------ Information shown

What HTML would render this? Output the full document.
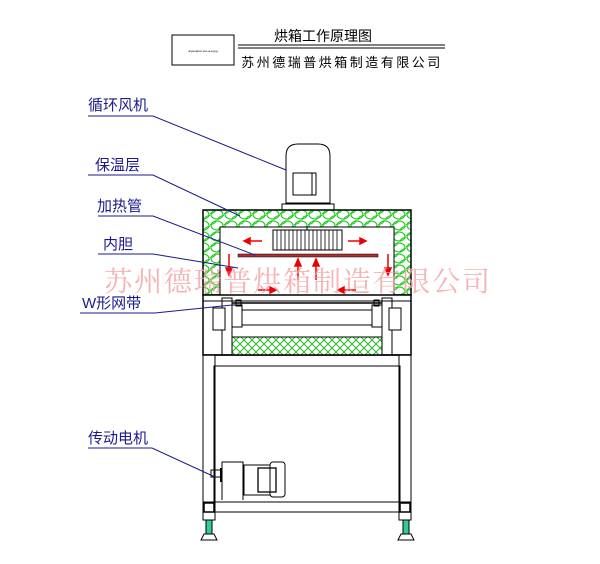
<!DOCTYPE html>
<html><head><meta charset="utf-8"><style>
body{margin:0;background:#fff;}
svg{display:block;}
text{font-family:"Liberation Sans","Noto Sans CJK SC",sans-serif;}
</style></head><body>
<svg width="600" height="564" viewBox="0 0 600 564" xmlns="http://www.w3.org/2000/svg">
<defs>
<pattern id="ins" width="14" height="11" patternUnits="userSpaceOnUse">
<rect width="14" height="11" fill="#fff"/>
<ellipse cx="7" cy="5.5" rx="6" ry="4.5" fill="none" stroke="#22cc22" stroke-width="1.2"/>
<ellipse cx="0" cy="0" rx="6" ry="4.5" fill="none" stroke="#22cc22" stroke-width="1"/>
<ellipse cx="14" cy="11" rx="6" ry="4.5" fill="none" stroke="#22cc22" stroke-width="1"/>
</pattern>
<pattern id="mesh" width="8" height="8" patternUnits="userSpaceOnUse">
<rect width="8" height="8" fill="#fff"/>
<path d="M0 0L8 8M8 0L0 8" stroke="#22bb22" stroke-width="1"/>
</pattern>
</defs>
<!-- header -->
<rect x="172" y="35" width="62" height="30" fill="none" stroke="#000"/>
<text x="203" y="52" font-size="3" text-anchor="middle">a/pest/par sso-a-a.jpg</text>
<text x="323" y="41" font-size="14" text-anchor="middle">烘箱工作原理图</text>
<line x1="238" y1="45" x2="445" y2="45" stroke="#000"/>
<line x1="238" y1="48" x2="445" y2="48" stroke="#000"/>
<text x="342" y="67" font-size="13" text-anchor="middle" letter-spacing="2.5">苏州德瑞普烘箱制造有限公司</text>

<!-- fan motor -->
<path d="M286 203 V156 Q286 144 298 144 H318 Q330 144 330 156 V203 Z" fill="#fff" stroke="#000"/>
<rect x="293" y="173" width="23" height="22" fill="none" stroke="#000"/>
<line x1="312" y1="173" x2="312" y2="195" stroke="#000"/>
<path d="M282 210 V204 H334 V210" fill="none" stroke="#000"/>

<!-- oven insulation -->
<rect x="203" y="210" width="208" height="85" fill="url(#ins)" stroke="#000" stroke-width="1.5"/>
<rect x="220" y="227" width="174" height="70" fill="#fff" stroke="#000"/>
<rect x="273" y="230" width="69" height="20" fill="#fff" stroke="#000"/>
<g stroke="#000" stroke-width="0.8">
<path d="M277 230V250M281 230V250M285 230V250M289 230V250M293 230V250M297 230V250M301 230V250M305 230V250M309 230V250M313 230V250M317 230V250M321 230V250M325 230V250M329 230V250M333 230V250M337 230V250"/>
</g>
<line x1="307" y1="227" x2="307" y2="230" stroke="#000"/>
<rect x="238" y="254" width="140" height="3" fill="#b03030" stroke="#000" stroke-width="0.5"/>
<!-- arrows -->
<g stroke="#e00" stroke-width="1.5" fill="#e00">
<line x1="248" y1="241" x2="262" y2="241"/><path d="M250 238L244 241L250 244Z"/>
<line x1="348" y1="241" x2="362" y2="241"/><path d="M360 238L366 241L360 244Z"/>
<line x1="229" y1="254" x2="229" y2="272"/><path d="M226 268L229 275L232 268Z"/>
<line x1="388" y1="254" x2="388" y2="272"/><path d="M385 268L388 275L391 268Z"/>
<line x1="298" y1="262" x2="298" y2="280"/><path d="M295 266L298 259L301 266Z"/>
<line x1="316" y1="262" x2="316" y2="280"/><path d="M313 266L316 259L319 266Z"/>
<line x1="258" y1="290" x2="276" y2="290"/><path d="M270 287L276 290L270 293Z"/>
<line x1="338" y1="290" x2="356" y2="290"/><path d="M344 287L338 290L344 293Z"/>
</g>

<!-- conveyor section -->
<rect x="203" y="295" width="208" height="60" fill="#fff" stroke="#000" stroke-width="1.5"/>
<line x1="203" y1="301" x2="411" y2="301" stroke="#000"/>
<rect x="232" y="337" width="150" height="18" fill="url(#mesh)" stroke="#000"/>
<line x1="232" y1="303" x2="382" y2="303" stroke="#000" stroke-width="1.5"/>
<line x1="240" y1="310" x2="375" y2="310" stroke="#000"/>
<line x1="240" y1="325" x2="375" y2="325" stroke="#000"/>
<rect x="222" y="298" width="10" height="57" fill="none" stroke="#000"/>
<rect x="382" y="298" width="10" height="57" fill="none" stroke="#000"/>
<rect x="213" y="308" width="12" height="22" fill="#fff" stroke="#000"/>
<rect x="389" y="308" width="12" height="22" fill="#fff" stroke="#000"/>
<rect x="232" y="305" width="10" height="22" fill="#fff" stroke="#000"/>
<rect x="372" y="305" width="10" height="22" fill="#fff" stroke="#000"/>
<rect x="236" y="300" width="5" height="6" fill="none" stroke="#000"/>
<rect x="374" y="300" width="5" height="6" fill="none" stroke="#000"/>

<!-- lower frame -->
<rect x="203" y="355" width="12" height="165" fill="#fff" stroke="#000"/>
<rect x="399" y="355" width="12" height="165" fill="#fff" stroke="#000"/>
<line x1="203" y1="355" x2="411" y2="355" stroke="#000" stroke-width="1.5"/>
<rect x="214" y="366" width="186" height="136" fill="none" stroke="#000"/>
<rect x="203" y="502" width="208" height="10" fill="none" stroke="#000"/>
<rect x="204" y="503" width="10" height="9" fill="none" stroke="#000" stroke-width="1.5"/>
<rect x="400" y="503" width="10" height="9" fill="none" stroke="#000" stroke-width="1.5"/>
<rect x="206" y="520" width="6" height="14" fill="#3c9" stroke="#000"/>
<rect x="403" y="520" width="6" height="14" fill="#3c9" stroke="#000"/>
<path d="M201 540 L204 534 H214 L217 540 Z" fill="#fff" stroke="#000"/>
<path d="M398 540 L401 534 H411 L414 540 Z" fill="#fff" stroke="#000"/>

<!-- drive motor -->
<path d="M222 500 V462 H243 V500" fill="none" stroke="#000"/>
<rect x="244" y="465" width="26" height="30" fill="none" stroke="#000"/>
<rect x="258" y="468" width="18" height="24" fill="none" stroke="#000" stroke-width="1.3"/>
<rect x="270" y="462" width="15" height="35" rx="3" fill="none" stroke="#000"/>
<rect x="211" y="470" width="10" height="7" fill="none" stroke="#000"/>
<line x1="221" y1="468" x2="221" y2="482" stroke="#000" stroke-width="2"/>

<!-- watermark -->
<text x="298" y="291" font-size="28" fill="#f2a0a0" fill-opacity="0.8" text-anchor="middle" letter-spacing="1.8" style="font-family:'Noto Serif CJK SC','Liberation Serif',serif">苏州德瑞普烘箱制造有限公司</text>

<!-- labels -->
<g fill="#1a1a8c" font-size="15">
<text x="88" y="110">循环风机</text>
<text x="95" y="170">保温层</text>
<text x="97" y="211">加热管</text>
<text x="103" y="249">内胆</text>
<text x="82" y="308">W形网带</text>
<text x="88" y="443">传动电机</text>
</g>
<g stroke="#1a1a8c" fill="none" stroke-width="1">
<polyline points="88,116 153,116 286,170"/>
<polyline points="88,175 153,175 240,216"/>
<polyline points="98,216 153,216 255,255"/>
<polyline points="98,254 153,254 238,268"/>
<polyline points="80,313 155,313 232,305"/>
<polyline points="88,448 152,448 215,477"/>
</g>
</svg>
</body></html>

------------

To do:
Reproduce the whole listing exactly, but not the images in it.

Solution to this exercise:
What HTML would render this? Output the full document.
<!DOCTYPE html>
<html><head><meta charset="utf-8"><style>
body{margin:0;background:#fff;}
svg{display:block;}
text{font-family:"Liberation Sans","Noto Sans CJK SC",sans-serif;}
</style></head><body>
<svg width="600" height="564" viewBox="0 0 600 564" xmlns="http://www.w3.org/2000/svg">
<defs>
<pattern id="ins" width="14" height="11" patternUnits="userSpaceOnUse">
<rect width="14" height="11" fill="#fff"/>
<ellipse cx="7" cy="5.5" rx="6" ry="4.5" fill="none" stroke="#22cc22" stroke-width="1.2"/>
<ellipse cx="0" cy="0" rx="6" ry="4.5" fill="none" stroke="#22cc22" stroke-width="1"/>
<ellipse cx="14" cy="11" rx="6" ry="4.5" fill="none" stroke="#22cc22" stroke-width="1"/>
</pattern>
<pattern id="mesh" width="8" height="8" patternUnits="userSpaceOnUse">
<rect width="8" height="8" fill="#fff"/>
<path d="M0 0L8 8M8 0L0 8" stroke="#22bb22" stroke-width="1"/>
</pattern>
</defs>
<!-- header -->
<rect x="172" y="35" width="62" height="30" fill="none" stroke="#000"/>
<text x="203" y="52" font-size="3" text-anchor="middle">a/pest/par sso-a-a.jpg</text>
<text x="323" y="41" font-size="14" text-anchor="middle">烘箱工作原理图</text>
<line x1="238" y1="45" x2="445" y2="45" stroke="#000"/>
<line x1="238" y1="48" x2="445" y2="48" stroke="#000"/>
<text x="342" y="67" font-size="13" text-anchor="middle" letter-spacing="2.5">苏州德瑞普烘箱制造有限公司</text>

<!-- fan motor -->
<path d="M286 203 V156 Q286 144 298 144 H318 Q330 144 330 156 V203 Z" fill="#fff" stroke="#000"/>
<rect x="293" y="173" width="23" height="22" fill="none" stroke="#000"/>
<line x1="312" y1="173" x2="312" y2="195" stroke="#000"/>
<path d="M282 210 V204 H334 V210" fill="none" stroke="#000"/>

<!-- oven insulation -->
<rect x="203" y="210" width="208" height="85" fill="url(#ins)" stroke="#000" stroke-width="1.5"/>
<rect x="220" y="227" width="174" height="70" fill="#fff" stroke="#000"/>
<rect x="273" y="230" width="69" height="20" fill="#fff" stroke="#000"/>
<g stroke="#000" stroke-width="0.8">
<path d="M277 230V250M281 230V250M285 230V250M289 230V250M293 230V250M297 230V250M301 230V250M305 230V250M309 230V250M313 230V250M317 230V250M321 230V250M325 230V250M329 230V250M333 230V250M337 230V250"/>
</g>
<line x1="307" y1="227" x2="307" y2="230" stroke="#000"/>
<rect x="238" y="254" width="140" height="3" fill="#b03030" stroke="#000" stroke-width="0.5"/>
<!-- arrows -->
<g stroke="#e00" stroke-width="1.5" fill="#e00">
<line x1="248" y1="241" x2="262" y2="241"/><path d="M250 238L244 241L250 244Z"/>
<line x1="348" y1="241" x2="362" y2="241"/><path d="M360 238L366 241L360 244Z"/>
<line x1="229" y1="254" x2="229" y2="272"/><path d="M226 268L229 275L232 268Z"/>
<line x1="388" y1="254" x2="388" y2="272"/><path d="M385 268L388 275L391 268Z"/>
<line x1="298" y1="262" x2="298" y2="280"/><path d="M295 266L298 259L301 266Z"/>
<line x1="316" y1="262" x2="316" y2="280"/><path d="M313 266L316 259L319 266Z"/>
<line x1="258" y1="290" x2="276" y2="290"/><path d="M270 287L276 290L270 293Z"/>
<line x1="338" y1="290" x2="356" y2="290"/><path d="M344 287L338 290L344 293Z"/>
</g>

<!-- conveyor section -->
<rect x="203" y="295" width="208" height="60" fill="#fff" stroke="#000" stroke-width="1.5"/>
<line x1="203" y1="301" x2="411" y2="301" stroke="#000"/>
<rect x="232" y="337" width="150" height="18" fill="url(#mesh)" stroke="#000"/>
<line x1="232" y1="303" x2="382" y2="303" stroke="#000" stroke-width="1.5"/>
<line x1="240" y1="310" x2="375" y2="310" stroke="#000"/>
<line x1="240" y1="325" x2="375" y2="325" stroke="#000"/>
<rect x="222" y="298" width="10" height="57" fill="none" stroke="#000"/>
<rect x="382" y="298" width="10" height="57" fill="none" stroke="#000"/>
<rect x="213" y="308" width="12" height="22" fill="#fff" stroke="#000"/>
<rect x="389" y="308" width="12" height="22" fill="#fff" stroke="#000"/>
<rect x="232" y="305" width="10" height="22" fill="#fff" stroke="#000"/>
<rect x="372" y="305" width="10" height="22" fill="#fff" stroke="#000"/>
<rect x="236" y="300" width="5" height="6" fill="none" stroke="#000"/>
<rect x="374" y="300" width="5" height="6" fill="none" stroke="#000"/>

<!-- lower frame -->
<rect x="203" y="355" width="12" height="165" fill="#fff" stroke="#000"/>
<rect x="399" y="355" width="12" height="165" fill="#fff" stroke="#000"/>
<line x1="203" y1="355" x2="411" y2="355" stroke="#000" stroke-width="1.5"/>
<rect x="214" y="366" width="186" height="136" fill="none" stroke="#000"/>
<rect x="203" y="502" width="208" height="10" fill="none" stroke="#000"/>
<rect x="204" y="503" width="10" height="9" fill="none" stroke="#000" stroke-width="1.5"/>
<rect x="400" y="503" width="10" height="9" fill="none" stroke="#000" stroke-width="1.5"/>
<rect x="206" y="520" width="6" height="14" fill="#3c9" stroke="#000"/>
<rect x="403" y="520" width="6" height="14" fill="#3c9" stroke="#000"/>
<path d="M201 540 L204 534 H214 L217 540 Z" fill="#fff" stroke="#000"/>
<path d="M398 540 L401 534 H411 L414 540 Z" fill="#fff" stroke="#000"/>

<!-- drive motor -->
<path d="M222 500 V462 H243 V500" fill="none" stroke="#000"/>
<rect x="244" y="465" width="26" height="30" fill="none" stroke="#000"/>
<rect x="258" y="468" width="18" height="24" fill="none" stroke="#000" stroke-width="1.3"/>
<rect x="270" y="462" width="15" height="35" rx="3" fill="none" stroke="#000"/>
<rect x="211" y="470" width="10" height="7" fill="none" stroke="#000"/>
<line x1="221" y1="468" x2="221" y2="482" stroke="#000" stroke-width="2"/>

<!-- watermark -->
<text x="298" y="291" font-size="28" fill="#f2a0a0" fill-opacity="0.8" text-anchor="middle" letter-spacing="1.8" style="font-family:'Noto Serif CJK SC','Liberation Serif',serif">苏州德瑞普烘箱制造有限公司</text>

<!-- labels -->
<g fill="#1a1a8c" font-size="15">
<text x="88" y="110">循环风机</text>
<text x="95" y="170">保温层</text>
<text x="97" y="211">加热管</text>
<text x="103" y="249">内胆</text>
<text x="82" y="308">W形网带</text>
<text x="88" y="443">传动电机</text>
</g>
<g stroke="#1a1a8c" fill="none" stroke-width="1">
<polyline points="88,116 153,116 286,170"/>
<polyline points="88,175 153,175 240,216"/>
<polyline points="98,216 153,216 255,255"/>
<polyline points="98,254 153,254 238,268"/>
<polyline points="80,313 155,313 232,305"/>
<polyline points="88,448 152,448 215,477"/>
</g>
</svg>
</body></html>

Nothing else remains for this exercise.